Last year in March, we revealed some exciting plans about a parking structure at 11th and Hope that was getting the “mixed-use treatment.” The owner of the 7-story parking structure, Downtown LA-based PSP Investment Group, decided to do something pretty revolutionary for car-obsessed Los Angeles. PSP retrofitted the parking structure by replacing the first parking level facing Hope Street with new retail space totaling about 11,000 square feet. Basically, the very urban-conscious PSP went against the grain by taking away space reserved for cars and giving it back to people. A smart move given that the new retail space will eventually generate more pedestrian activity, adding a new spark of life to an otherwise very dead block.
But it doesn’t stop there. Some other really exciting changes are happening in various stages of development at 11th and Hope that will help further activate this intersection with new found life. In addition to the new retail space, PSP collaborated with the South Park BID and Do Art Foundation to commission local LA artist duo devNgosha to paint the entire facade of the 7-story parking structure — both along 11th Street and Hope Street — with a new mural comprised of fanciful “characters on the move” inspired by the stop motion sequence with motion picture projection. The new mural started work in early December and wrapped up earlier this month.

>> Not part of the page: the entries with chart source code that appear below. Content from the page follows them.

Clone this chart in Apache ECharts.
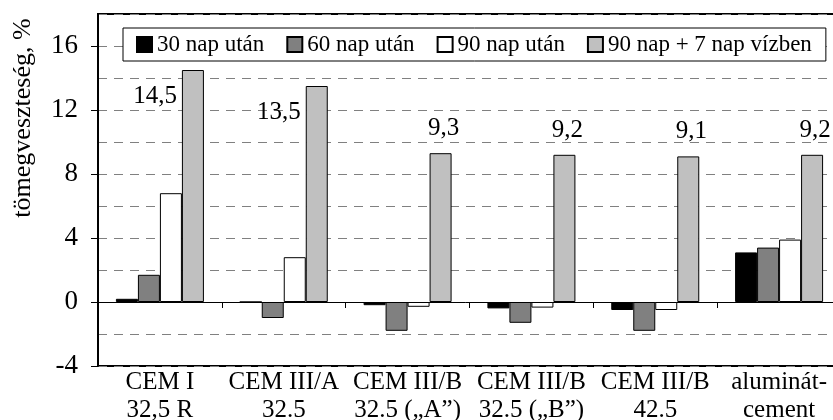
<!DOCTYPE html>
<html>
<head>
<meta charset="utf-8">
<script src="https://cdn.jsdelivr.net/npm/echarts@6/dist/echarts.min.js"></script>
<style>
  html, body { margin: 0; padding: 0; background: #fff; }
  #chart { width: 833px; height: 420px; }
</style>
</head>
<body>
<div id="chart"></div>
<script>
// Cement types on the category axis
const categories = [
  'CEM I\n32,5 R',
  'CEM III/A\n32.5',
  'CEM III/B\n32.5 („A”)',
  'CEM III/B\n32.5 („B”)',
  'CEM III/B\n42.5',
  'aluminát-\ncement'
];

// Mass loss (%) after each storage period
const seriesNames = ['30 nap után', '60 nap után', '90 nap után', '90 nap + 7 nap vízben'];
const after30 = [0.2, 0.0, -0.2, -0.4, -0.5, 3.1];
const after60 = [1.7, -1.0, -1.8, -1.3, -1.8, 3.4];
const after90 = [6.8, 2.8, -0.3, -0.35, -0.5, 3.9];
const after90plus7 = [14.5, 13.5, 9.3, 9.2, 9.1, 9.2];

// Value axis: labelled ticks, and the range shared by both value axes
const yTickLabels = [-4, 0, 4, 8, 12, 16];
const yMin = -4;
const yMax = 18;

const FONT = '"Liberation Serif", "Times New Roman", serif';
const colors = ['#000000', '#808080', '#ffffff', '#c0c0c0'];
const seriesData = [after30, after60, after90, after90plus7];

const fmt = v => String(v).replace('.', ',');

// The tall bars of the first two groups carry their value label on the left side
const labelOnLeft = new Set([0, 1]);

const series = seriesData.map((arr, si) => {
  const s = {
    name: seriesNames[si],
    type: 'bar',
    yAxisIndex: 1,
    barWidth: 22,
    barGap: '0%',
    itemStyle: { color: colors[si], borderColor: '#000', borderWidth: 1 },
    emphasis: { disabled: true },
    data: arr.map((v, i) => {
      if (si !== 3) return v;
      const lbl = labelOnLeft.has(i)
        ? { show: true, position: [-5, 26], align: 'right', verticalAlign: 'middle' }
        : { show: true, position: 'top', distance: 12, offset: [3, 0] };
      return { value: v, label: lbl };
    })
  };
  if (si === 3) {
    s.label = {
      show: false,
      formatter: p => fmt(p.value),
      color: '#000',
      fontFamily: FONT,
      fontSize: 25
    };
  }
  return s;
});

const chart = echarts.init(document.getElementById('chart'), null, { renderer: 'canvas' });

chart.setOption({
  animation: false,
  backgroundColor: '#fff',
  grid: {
    left: 98, top: 14, width: 743, height: 352,
    outerBoundsMode: 'none',
    containLabel: false,
    show: true, borderColor: '#000', borderWidth: 2, backgroundColor: 'transparent'
  },
  legend: {
    left: 123, top: 28,
    padding: [5, 14, 5, 13],
    itemWidth: 15, itemHeight: 15, itemGap: 22,
    backgroundColor: '#fff',
    borderColor: '#000', borderWidth: 1,
    icon: 'rect',
    selectedMode: false,
    textStyle: { fontFamily: FONT, fontSize: 23, color: '#000' },
    data: seriesNames
  },
  xAxis: [
    {
      type: 'category',
      data: categories,
      position: 'bottom',
      axisLine: { show: false, onZero: false },
      axisTick: { show: false },
      splitLine: { show: false },
      axisLabel: {
        margin: 2,
        color: '#000',
        fontFamily: FONT,
        fontSize: 25,
        lineHeight: 28,
        interval: 0
      }
    },
    {
      // zero line with boundary ticks hanging below it
      type: 'category',
      data: categories,
      position: 'top',
      axisLine: { show: true, onZero: true, lineStyle: { color: '#000', width: 1 } },
      axisTick: { show: true, inside: true, length: 6, lineStyle: { color: '#000', width: 1 } },
      axisLabel: { show: false },
      splitLine: { show: false }
    }
  ],
  yAxis: [
    {
      // dashed gridlines every 2 %
      type: 'value',
      position: 'right',
      min: yMin,
      max: yMax,
      interval: 2,
      axisLine: { show: false },
      axisTick: { show: false },
      axisLabel: { show: false },
      splitLine: {
        show: true,
        lineStyle: { color: '#808080', width: 1, type: [9, 7] }
      }
    },
    {
      // labelled axis on the left
      type: 'value',
      position: 'left',
      min: yMin,
      max: yMax,
      interval: 2,
      axisLine: { show: true, onZero: false, lineStyle: { color: '#000', width: 2 } },
      axisTick: {
        show: true, length: 7, customValues: yTickLabels,
        lineStyle: { color: '#000', width: 1 }
      },
      axisLabel: {
        customValues: yTickLabels,
        margin: 20,
        color: '#000',
        fontFamily: FONT,
        fontSize: 27
      },
      splitLine: { show: false }
    }
  ],
  graphic: [
    {
      type: 'text',
      x: 23,
      y: 118,
      rotation: Math.PI / 2,
      style: {
        text: 'tömegveszteség, %',
        fontFamily: FONT,
        fontSize: 26,
        fill: '#000',
        align: 'center',
        verticalAlign: 'middle'
      }
    }
  ],
  series: series
});
</script>
</body>
</html>
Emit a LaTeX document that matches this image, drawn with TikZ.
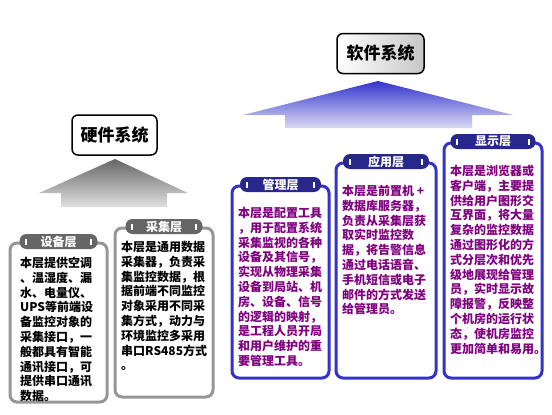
\documentclass[tikz,border=0pt]{standalone}
\usepackage{fontspec}
\newfontfamily\cjk{Noto Sans CJK SC}
\definecolor{hwgrey}{RGB}{150,150,150}
\definecolor{swblue}{RGB}{51,51,204}
\definecolor{tabblue}{RGB}{40,40,140}
\definecolor{txtpurple}{RGB}{128,0,128}
\begin{document}
\begin{tikzpicture}[x=1pt, y=-1pt,
    title/.style={draw, line width=1.5pt, rounded corners=6pt, minimum width=85pt,
      minimum height=40pt, font=\cjk\bfseries\fontsize{17}{17}\selectfont},
    layer/.style={rounded corners=7pt, line width=3pt, fill=white},
    hwlayer/.style={layer, draw=hwgrey},
    swlayer/.style={layer, draw=swblue},
    tab/.style={rounded corners=7pt, minimum height=15pt, inner sep=0pt, text=white,
      font=\cjk\bfseries\fontsize{12}{12}\selectfont},
    hwtab/.style={tab, fill=black!60},
    swtab/.style={tab, fill=tabblue},
    body/.style={anchor=north west, align=left, inner sep=0pt,
      font=\cjk\bfseries\fontsize{12}{14.8}\selectfont}]
  \useasboundingbox (0,0) rectangle (552,415);
  \shade[top color=black!60, bottom color=black!12]
    (115,159) -- (188,193) -- (167,193) -- (167,207) -- (61,207) -- (61,193) -- (39,193) -- cycle;
  \shade[top color=swblue, bottom color=swblue!18]
    (378,81) -- (513,115) -- (472,115) -- (472,128) -- (285,128) -- (285,115) -- (243,115) -- cycle;
  \node [title] (hw) at (114.5,135) {硬件系统};
  \node [title, minimum width=87pt, left color=white, right color=black!22] (sw) at (380.5,53.5) {软件系统};
  \node [hwlayer, minimum width=97pt, minimum height=159pt] (b1) at (58.5,322.5) {};
  \node [hwlayer, minimum width=98pt, minimum height=169pt] (b2) at (164,312.5) {};
  \node [swlayer, minimum width=97pt, minimum height=192pt] (b3) at (280.5,282) {};
  \node [swlayer, minimum width=100pt, minimum height=215pt] (b4) at (386,270.5) {};
  \node [swlayer, minimum width=98pt, minimum height=235pt] (b5) at (493,260.5) {};
  \node [hwtab, minimum width=78pt] (t1) at (b1.north) {设备层};
  \node [hwtab, minimum width=77pt] (t2) at (b2.north) {采集层};
  \node [swtab, minimum width=81pt] (t3) at (b3.north) {管理层};
  \node [swtab, minimum width=86pt] (t4) at (b4.north) {应用层};
  \node [swtab, minimum width=85pt] (t5) at (b5.north) {显示层};
  \foreach \t in {t1,t2,t3,t4,t5} {
    \fill[white] ([shift={(6,-3)}]\t.west) rectangle +(2,6);
    \fill[white] ([shift={(-8,-3)}]\t.east) rectangle +(2,6);
  }
  \node [body] (x1) at (20,257) {本层提供空调\\、温湿度、漏\\水、电量仪、\\UPS等前端设\\备监控对象的\\采集接口，一\\般都具有智能\\通讯接口，可\\提供串口通讯\\数据。};
  \node [body] (x2) at (121,241) {本层是通用数据\\采集器，负责采\\集监控数据，根\\据前端不同监控\\对象采用不同采\\集方式，动力与\\环境监控多采用\\串口RS485方式\\。};
  \node [body, text=txtpurple] (x3) at (238,207) {本层是配置工具\\，用于配置系统\\采集监视的各种\\设备及其信号，\\实现从物理采集\\设备到局站、机\\房、设备、信号\\的逻辑的映射，\\是工程人员开局\\和用户维护的重\\要管理工具。};
  \node [body, text=txtpurple] (x4) at (342,185) {本层是前置机 +\\数据库服务器，\\负责从采集层获\\取实时监控数\\据，将告警信息\\通过电话语音、\\手机短信或电子\\邮件的方式发送\\给管理员。};
  \node [body, text=txtpurple] (x5) at (450,165) {本层是浏览器或\\客户端，主要提\\供给用户图形交\\互界面，将大量\\复杂的监控数据\\通过图形化的方\\式分层次和优先\\级地展现给管理\\员，实时显示故\\障报警，反映整\\个机房的运行状\\态，使机房监控\\更加简单和易用。};
\end{tikzpicture}
\end{document}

Another exciting change will be the addition of a new parklet, which will be the first one in South Park and only the third one in Downtown LA (the first two parklets were installed two years ago on Spring Street in the Historic Core). According to LADOT’s People St program, parklets introduce new streetscape features such as seating, planting, bicycle parking, or elements of play, and ultimately, encourage pedestrian activity. The new one coming to South Park will be positioned directly in front of the corner restaurant Briks on Hope Street. The South Park BID in its effort to activate the community has sponsored the parklet and will be maintaining it once it is installed. Currently, they are finalizing construction documents and other formalities with LADOT and will be launching the parklet later this year.
Two other exciting developments loom on the horizon for 11th and Hope. One, the historic Desmond building (catercorner to the parking structure) continues with construction upgrades that will renovate and bring the 1916 structure up to code as it prepares to become the new 82,000 square foot headquarters for AEG Live and AXS Ticketing, which is projected to add over 500 employees to the block where very few office workers currently exist. To me, that also means 500 hungry mouths to feed during lunch time that will help boost and attract more dining options to the immediate area.
Lastly, the corner retail space at Luma that has been vacant ever since the luxury condo high-rise was completed in 2007 will finally be activated when a new restaurant opens in the space later this year. With a soaring high exposed concrete ceiling, the still unnamed new eatery will strive to transform the space into a welcoming and casual neighborhood gathering spot “with a new food and drink escape complete with a few twists and surprises” according the restaurant’s co-owners film producer Tony Frere and destination developer Greg Schumann who have also teamed up with Dave, Jamie and Jonny Whitton (Villains Tavern, Bow and Truss, Sunset Marquis).
In case you haven’t noticed lately, the rest of South Park is really on fire. It’s like one massive construction site with a bunch of big holes in the ground (foundations being dug) where dead zone parking lots once ruled as king. A bottleneck of projects stalled from the last Great Recession are now bursting out of the seams, finally. Massive mega developments like Metropolis and Fig Central — once thought impossible during the recession — along with a slew of other mixed-use projects from developers like Hanover, Astani, and Trumark Urban are now actively under construction pointing to an exciting new future for South Park that’s vibrant and livable.